The Independent View: The bigger picture on privacy


James Baker writes on the LibDem Voice web page:

Amongst the frenzy of the phone hacking scandal Philip Virgo has recalled operation Motorman. This investigation by the Information Commissioner and follow-up report What Price Privacy Now studies and provides details of the illegal trade in personal private information. Rather than being limited to the phone hacking scandal, the report suggests this trade was widespread between newspapers, private investigators and corrupt officials.

This report was presented to the previous government that failed to act upon it and halt the illegal trade in personal information. It is with unfortunate irony that members of that previous government including Lord Prescott and Gordon Brown themselves became victims of these practices.

Amazingly the Information Commissioners Office stated that they knew 305 journalists who had used private investigators 3,757 times to obtain personal information illegally. Page 9 of the report has a table of all the papers found to be involved in the illegal data trade in personal information. The News of the World is only 5th on this list. The Daily Mail, Sunday People, Daily Mirror, and Mail on Sunday all ‘beat’ the News of the World in this shameful league table of illegal activity.

Once the furore has died down we need to have a serious think about what we can do to protect privacy. This shouldn’t be reactively driven by the media attention generated by phone hacking, or celebrity super injunctions.

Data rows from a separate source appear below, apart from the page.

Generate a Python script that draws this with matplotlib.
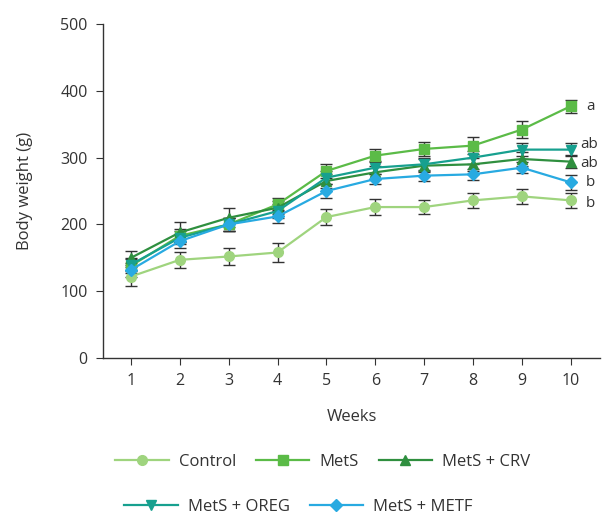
import matplotlib
matplotlib.use("Agg")
import matplotlib.pyplot as plt

plt.rcParams['font.family'] = ['Open Sans', 'DejaVu Sans']

# --- Data ---
weeks = [1, 2, 3, 4, 5, 6, 7, 8, 9, 10]
control = [122, 147, 152, 158, 211, 226, 226, 236, 242, 236]
mets = [138, 183, 200, 230, 280, 303, 313, 318, 342, 377]
crv = [150, 188, 210, 225, 265, 278, 288, 290, 298, 294]
oreg = [140, 180, 200, 220, 270, 285, 290, 300, 312, 312]
metf = [132, 175, 200, 212, 250, 268, 273, 275, 285, 263]

control_err = [14, 12, 12, 14, 12, 12, 11, 11, 11, 11]
mets_err = [10, 10, 10, 10, 10, 10, 10, 13, 13, 10]
crv_err = [10, 15, 14, 10, 10, 10, 10, 10, 10, 10]
oreg_err = [10, 10, 10, 10, 10, 10, 10, 10, 10, 10]
metf_err = [10, 10, 10, 10, 10, 8, 8, 8, 8, 11]

series = [
    ("Control", control, control_err, "#9fd47e", "o"),
    ("MetS", mets, mets_err, "#5bbb47", "s"),
    ("MetS + CRV", crv, crv_err, "#2f8f3f", "^"),
    ("MetS + OREG", oreg, oreg_err, "#17a08f", "v"),
    ("MetS + METF", metf, metf_err, "#28aae1", "D"),
]
# significance letters and their (x, y) offsets in points
letters = {"MetS": ("a", 11, 0), "MetS + OREG": ("ab", 7, 4),
           "MetS + CRV": ("ab", 7, -1), "MetS + METF": ("b", 11, 0),
           "Control": ("b", 11, -2)}

fig = plt.figure(figsize=(6.03, 5.17), dpi=100)
ax = fig.add_axes([0.171, 0.3075, 0.824, 0.646])

handles = []
for name, vals, err, col, mk in series:
    ax.errorbar(weeks, vals, yerr=err, fmt="none", ecolor="#333333",
                elinewidth=1, capsize=4, capthick=1, zorder=2)
for name, vals, err, col, mk in series:
    ms = 6 if mk == "D" else 7
    h, = ax.plot(weeks, vals, color=col, marker=mk, markersize=ms,
                 linewidth=1.6, label=name, zorder=3)
    handles.append(h)
    txt, dx, dy = letters[name]
    ax.annotate(txt, (weeks[-1], vals[-1]), xytext=(dx, dy),
                textcoords="offset points", va="center", ha="left",
                fontsize=11, color="#333333", annotation_clip=False)

ax.set_xlim(0.43, 10.6)
ax.set_ylim(0, 500)
ax.set_xticks(weeks)
ax.set_yticks([0, 100, 200, 300, 400, 500])
ax.spines['top'].set_visible(False)
ax.spines['right'].set_visible(False)
for s in ['left', 'bottom']:
    ax.spines[s].set_color("#333333")
    ax.spines[s].set_linewidth(1)
ax.tick_params(direction="out", length=5, color="#333333",
               labelsize=11.5, labelcolor="#333333", pad=6)
ax.set_xlabel("Weeks", fontsize=12, color="#333333", labelpad=14)
ax.set_ylabel("Body weight (g)", fontsize=12, color="#333333", labelpad=20)

leg_kw = dict(frameon=False, fontsize=12, handlelength=3.2,
              columnspacing=1.2, handletextpad=0.6, labelcolor="#333333")
fig.legend(handles[:3], [h.get_label() for h in handles[:3]], ncol=3,
           loc="center", bbox_to_anchor=(0.535, 0.106), **leg_kw)
fig.legend(handles[3:], [h.get_label() for h in handles[3:]], ncol=2,
           loc="center", bbox_to_anchor=(0.495, 0.02), **leg_kw)

fig.savefig("out.png", dpi=100)
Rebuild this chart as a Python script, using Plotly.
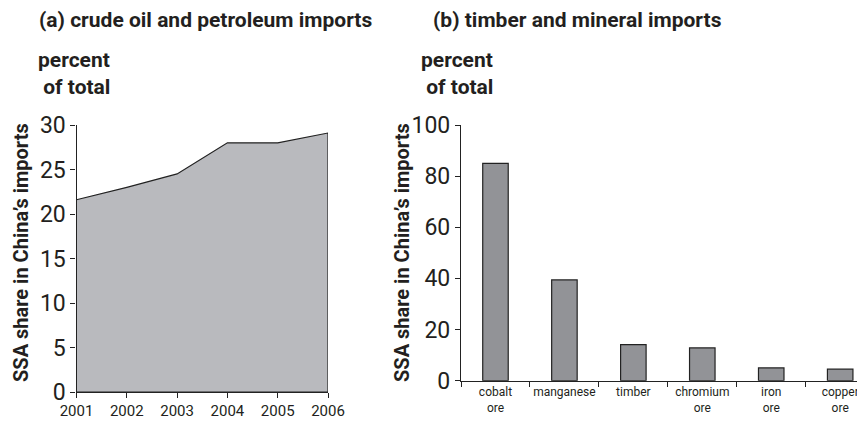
import plotly.graph_objects as go

# (a) crude oil and petroleum imports
years = [2001, 2002, 2003, 2004, 2005, 2006]
oil_share = [21.6, 23.0, 24.5, 28.0, 28.0, 29.1]

# (b) timber and mineral imports
goods = ["cobalt<br>ore", "manganese", "timber", "chromium<br>ore", "iron<br>ore", "copper<br>ore"]
goods_share = [85.0, 39.4, 14.1, 12.8, 5.0, 4.5]

FONT = "Roboto, sans-serif"
# the page body adds an 8px margin, so the figure is laid out in window coordinates minus 8
OFF = 8
W, H = 865 - OFF, 430 - OFF


def px(x):
    return (x - OFF) / W


def py(y):
    return 1 - (y - OFF) / H


fig = go.Figure()

# closed polygon under the oil series
fig.add_trace(go.Scatter(
    x=years + [years[-1], years[0]],
    y=oil_share + [0, 0],
    fill="toself",
    fillcolor="#b9babe",
    mode="lines",
    line=dict(color="#222222", width=1.2),
    xaxis="x", yaxis="y",
    hoverinfo="skip",
))

fig.add_trace(go.Bar(
    x=goods,
    y=goods_share,
    width=0.37,
    marker=dict(color="#929397", line=dict(color="#222222", width=1.2)),
    xaxis="x2", yaxis="y2",
))

axis_common = dict(
    showgrid=False, zeroline=False, showline=True, automargin=False,
    linecolor="#222222", linewidth=1.2,
    ticks="outside", ticklen=5, tickcolor="#222222", tickwidth=1.2,
    fixedrange=True,
)

fig.update_layout(
    width=W, height=H,
    margin=dict(l=0, r=0, t=0, b=0),
    paper_bgcolor="white", plot_bgcolor="white",
    showlegend=False,
    font=dict(family=FONT, color="#231f20"),
    xaxis=dict(
        domain=[px(76.5), px(328)], range=[2001, 2006],
        tickvals=years, tickfont=dict(size=15), tickangle=0,
        anchor="y", **axis_common,
    ),
    yaxis=dict(
        domain=[py(392), py(125)], range=[0, 30],
        tickvals=[0, 5, 10, 15, 20, 25, 30], tickfont=dict(size=23),
        anchor="x", **axis_common,
    ),
    xaxis2=dict(
        domain=[px(461), 1.0], range=[-0.5, 5.36],
        tickson="boundaries", tickfont=dict(size=12), tickangle=0,
        anchor="y2", **axis_common,
    ),
    yaxis2=dict(
        domain=[py(380.7), py(125)], range=[0, 100],
        tickvals=[0, 20, 40, 60, 80, 100], tickfont=dict(size=23),
        anchor="x2", **axis_common,
    ),
)

titles = [
    ("(a) crude oil and petroleum imports", 37),
    ("(b) timber and mineral imports", 431),
]
for t, x in titles:
    fig.add_annotation(text="<b>" + t + "</b>", x=px(x), y=py(20), xref="paper", yref="paper",
                       xanchor="left", yanchor="middle", showarrow=False, font=dict(size=21))

for x in (36, 419):
    fig.add_annotation(text="<b>percent<br> of total</b>", x=px(x), y=py(74),
                       xref="paper", yref="paper", xanchor="left", yanchor="middle",
                       align="left", showarrow=False, font=dict(size=21))

for x in (21, 402):
    fig.add_annotation(text="<b>SSA share in China’s imports</b>", x=px(x), y=py(253),
                       xref="paper", yref="paper", xanchor="center", yanchor="middle",
                       textangle=-90, showarrow=False, font=dict(size=20))

fig.write_html("out.html")
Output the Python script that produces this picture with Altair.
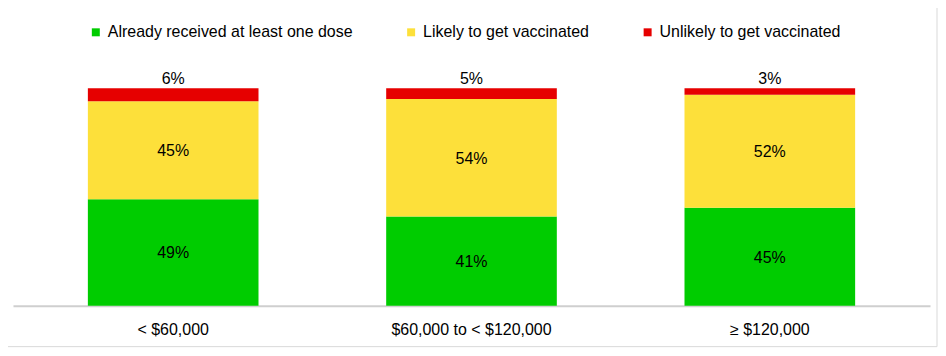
import altair as alt
import pandas as pd

categories = ["< $60,000", "$60,000 to < $120,000", "≥ $120,000"]
series = ["Already received at least one dose", "Likely to get vaccinated", "Unlikely to get vaccinated"]
already = [49, 41, 45]
likely = [45, 54, 52]
unlikely = [6, 5, 3]
colors = ["#00CC00", "#FDE03A", "#E60000"]

rows = []
for i, c in enumerate(categories):
    for j, (s, vals) in enumerate(zip(series, [already, likely, unlikely])):
        rows.append({"cat": c, "series": s, "value": vals[i], "ord": j})
df = pd.DataFrame(rows)

FONT = "Liberation Sans"

base = alt.Chart(df).transform_stack(
    stack="value", groupby=["cat"], as_=["v0", "v1"], sort=[alt.SortField("ord", order="ascending")]
).transform_calculate(
    mid="(datum.v0 + datum.v1) / 2",
    lbl="datum.value + '%'"
)

xenc = alt.X("cat:N", sort=categories, title=None,
             scale=alt.Scale(paddingInner=0.428, paddingOuter=0.251),
             axis=alt.Axis(labelAngle=0, ticks=False, domainColor="#CFCFCF", domainWidth=2,
                           labelPadding=16, labelFontSize=16, labelFont=FONT, labelColor="#000000"))
yscale = alt.Scale(domain=[0, 100])

bars = base.mark_bar().encode(
    x=xenc,
    y=alt.Y("v0:Q", scale=yscale, axis=None),
    y2="v1:Q",
    color=alt.Color("series:N", sort=series,
                    scale=alt.Scale(domain=series, range=colors),
                    legend=alt.Legend(title=None, orient="none", direction="horizontal",
                                      legendX=75, legendY=-64, symbolType="square", symbolSize=64,
                                      symbolStrokeWidth=0, labelFontSize=16, labelFont=FONT,
                                      labelColor="#000000", columnPadding=50, labelOffset=4,
                                      labelLimit=500)),
)

inner = base.transform_filter("datum.ord < 2").mark_text(
    fontSize=16, font=FONT, color="#000000", baseline="middle", dy=1
).encode(
    x=alt.X("cat:N", sort=categories),
    y=alt.Y("mid:Q", scale=yscale),
    text="lbl:N",
)

top = base.transform_filter("datum.ord == 2").mark_text(
    fontSize=16, font=FONT, color="#000000", baseline="middle", dy=-9
).encode(
    x=alt.X("cat:N", sort=categories),
    y=alt.Y("v1:Q", scale=yscale),
    text="lbl:N",
)

border = alt.Chart(pd.DataFrame({"a": [0]})).mark_rect(
    fill=None, stroke="#D9D9D9", strokeWidth=1
).encode(x=alt.value(-12), x2=alt.value(926), y=alt.value(-87), y2=alt.value(259))

chart = alt.layer(bars, inner, top, border).properties(
    width=919, height=218,
    autosize=alt.AutoSizeParams(type="none"),
    padding={"left": 5, "top": 80, "right": 8, "bottom": 42},
).configure_view(stroke=None)

chart.save("out.html", embed_options={"renderer": "svg", "actions": False})
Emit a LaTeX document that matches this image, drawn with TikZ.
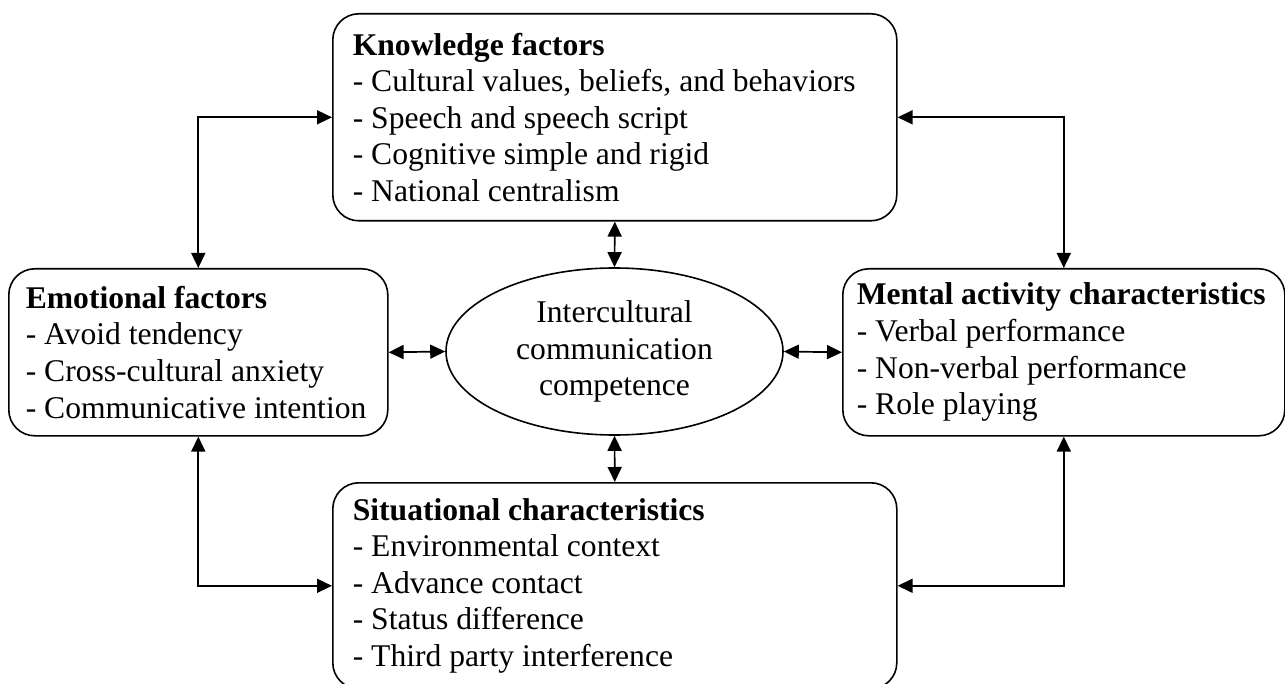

Privacy is something that everyone is entitled to, whether they are rich or poor, but as this report and phone hacking scandal demonstrate privacy is under threat.

NO2ID has always tried to focus on the bigger picture. We found ID cards problematic not as unique phenomena but because they formed part of a wider trend we coined the database state. David Leigh & Nick Davies remind us that illegal data checks on Gordon Brown were being carried out by a corrupt policeman who was accessing data on the police national computer (PNC) and selling it onto the press via private investigators. I hate to say ‘we told you so’ but we have been warning that such problems will get worse as a result of the database state’s growth.